Pondichéry, terre française

Nous sommes toujours aux Indes

Car ils sont toujours français ces comptoirs, n'en déplaise au petit sénateur, n'en déplaise également à cette revue spécialisée qui parlait naguère de « feu les établissements français de l'Inde ». Les beaux noms chatoyants nos enfants peuvent encore les apprendre : Pondichéry, Yanaon, Karikal, Mahé. Seul Chandernagor n'est plus français ou, pour parler juridiquement, en passe de ne plus l'être. Dans un plébiscite plus ou moins libre, mais dont le Gouvernement français a bien fait d'accepter le résultat, ce Comptoir s'est donné à l'Union Indienne. Pouvait-il en être autrement ? Imaginez que Neuilly soit une enclave britannique en terre française. Ainsi Chandernagor, qu'en 1925 un Gouverneur de l'Inde Française appelait déjà « une ville oubliée », simple faubourg de l'énorme Calcutta. Voilà longtemps qu'à son Conseil Municipal on ne parlait plus qu'anglais. Que survienne un incident, la police de l'Union Indienne nous tenait à sa merci.

Les Anglais sont partis, mais nous sommes toujours aux Indes, vengeance posthume de Dupleix. Notre présence contrarie le Pandit Nehru, mais elle irrite encore plus que lui certains britanniques. Présence menacée toutefois. À Pondichéry, on se sent un peu comme dans un radeau sur la mer,  - une mer parfois déchaînée. Qu'on se souvienne des incidents de Mahé, en Octobre 1948, où des ressortissants Indiens troublèrent des opérations électorales et « kidnappèrent » l'administrateur et sa famille.

Depuis lors, une sorte de petite guerre continue. Les formes varient : du 1er Avril 1949 à Octobre 1950, ce fut l'institution d'un blocus chaque jour plus étroit. Ce fut également la dénonciation unilatérale de Conventions fiscales conclues en 1815 et 1817 : ainsi l'Union Indienne déséquilibre-t-elle brusquement l'équilibre financier des comptoirs. Petite guerre aux proportions d'un conflit dont on doit voir les limites. Notons qu'il ne s'agit aucunement d'un conflit « colonial », ce non seulement pour rassurer les professionnels de la beauté d'âme – et particulièrement M. Claude Bourdet – mais parce que c'est un fait. Les Comptoirs n'ont jamais été une colonie, en ce sens qu'ils n'ont jamais subi aucune forme de Pacte Colonial, non plus que l'implantation de colons. On compterait sur les doigts d'une seule main les vieilles familles créoles, toutes dans le commerce. Ils n'ont jamais été une colonie également, dans ce sens qu'ils ont toujours joui d'une représentation parlementaire. Mais surtout les Établissements sont pratiquement indépendants. Depuis le 12 Août 1947, ils bénéficient d'un Gouvernement autonome dont le Commissaire de la République (nous n'avons plus de Gouverneur) n'est que président. Ce Gouvernement est désigné par l'Assemblée représentative. Les Établissements forment donc – moins le titre – une sorte d'État associé, politiquement aussi indépendant que le Laos ou le Cambodge. Aussi le point n'est pas de savoir s'ils s'émanciperont de la tutelle française – c'est chose faite dans le cadre de l'Union Française8, - mais s'ils seront ou non absorbés par l'Union Indienne.
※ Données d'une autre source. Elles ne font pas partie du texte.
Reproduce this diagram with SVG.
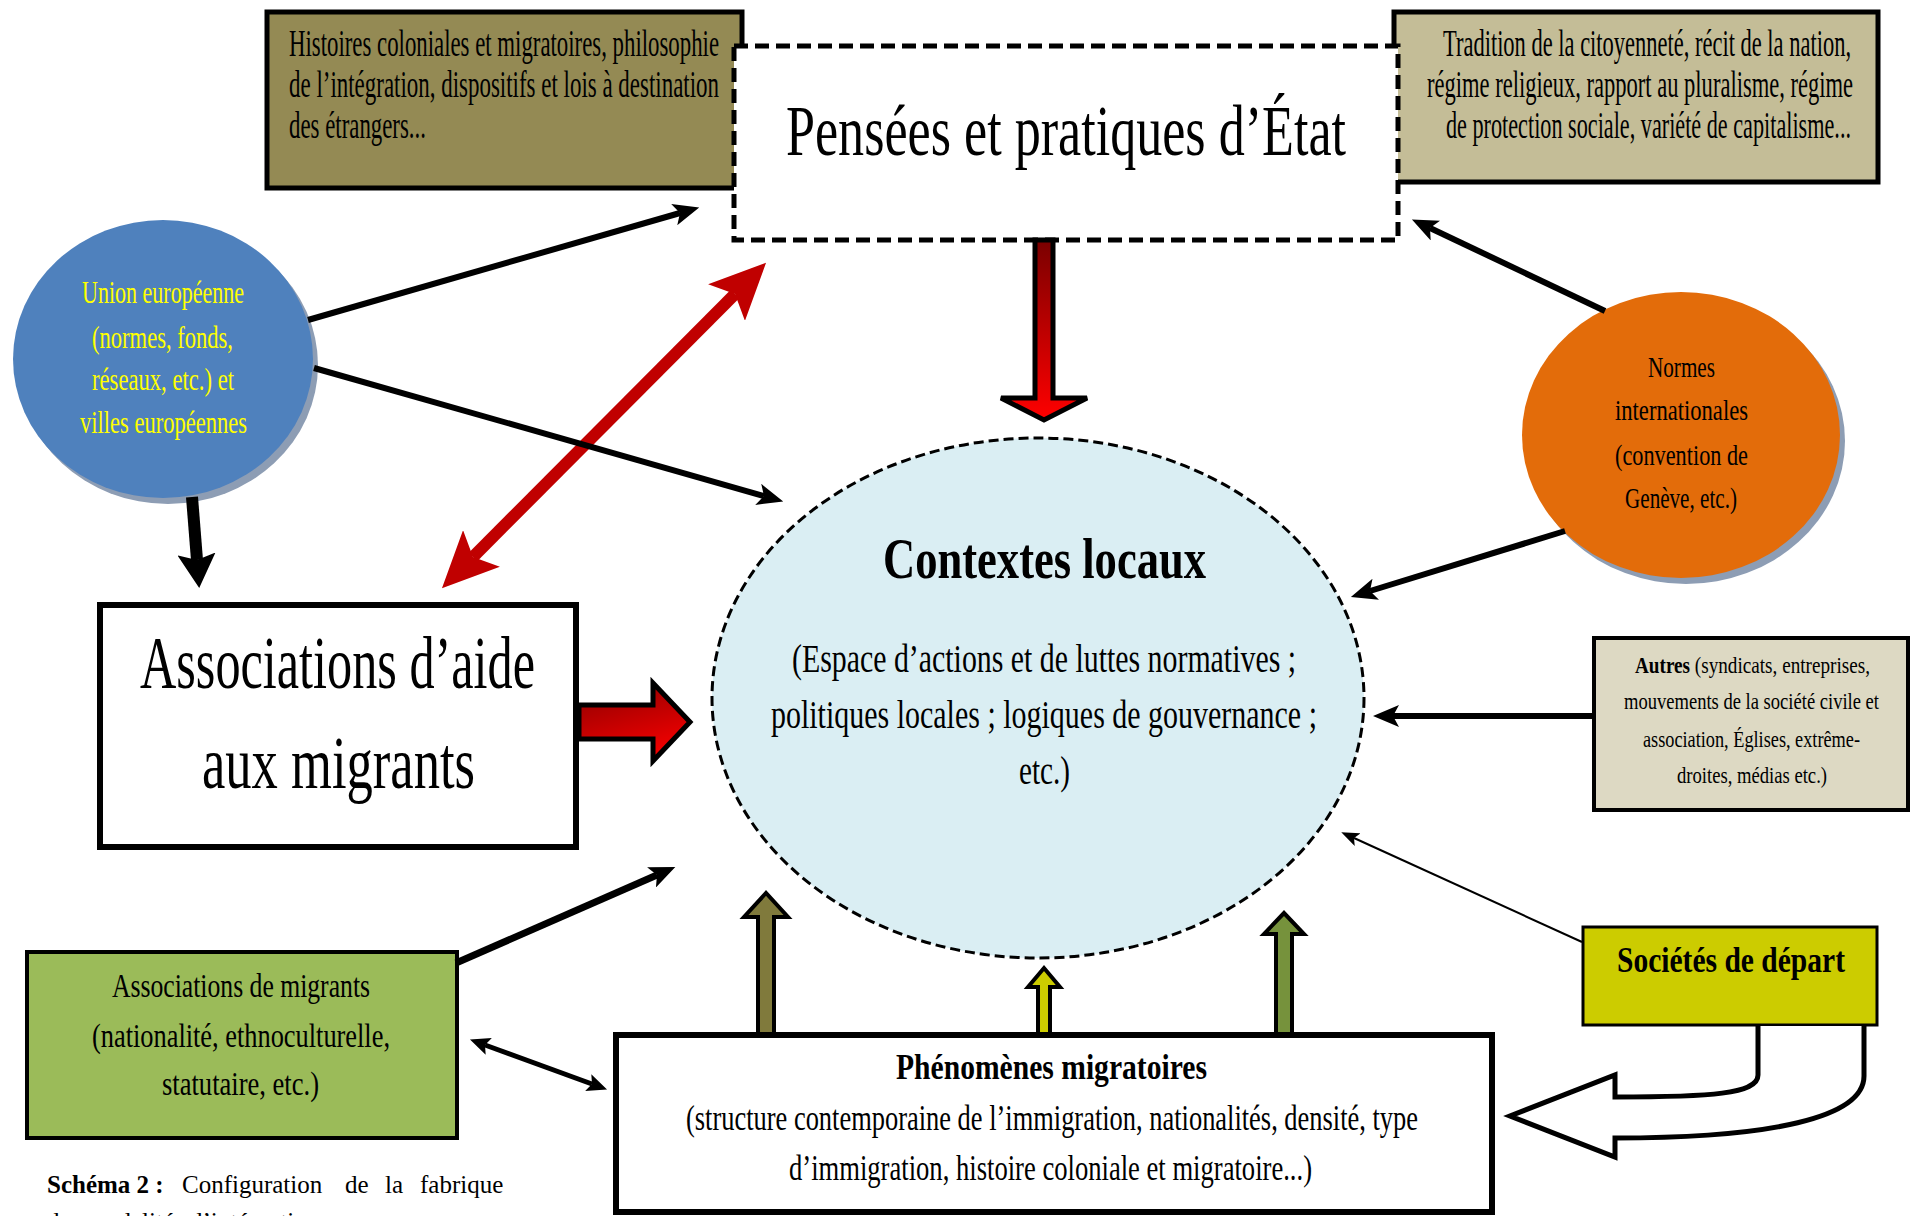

Par un accord conclu le 29 Juin 1948, France et Union Indienne ont convenu que ce point serait tranché par un référendum. En même temps, comme gage de bonne volonté, la France abandonnait les Loges9. Malheureusement l'Union Indienne s'est dérobée à l'application de cet accord, déclarant froidement qu'elle ne se soumettrait pas au référendum s'il lui était contraire.


8 Et même fait, juridiquement plus curieux, dans le cadre de la République Française. Et on dira que le titre VIII de la Constitution est trop géométrique !

9 Minuscules enclaves disséminées parfois en plein milieu du territoire indien : Surate, Mazulipatam, Caltent, Carsimbazar, Balassore, Dacca et Patna. Que cette énumération ne trouble personne. Ces territoires à eux tous ne représentaient que quelques hectares.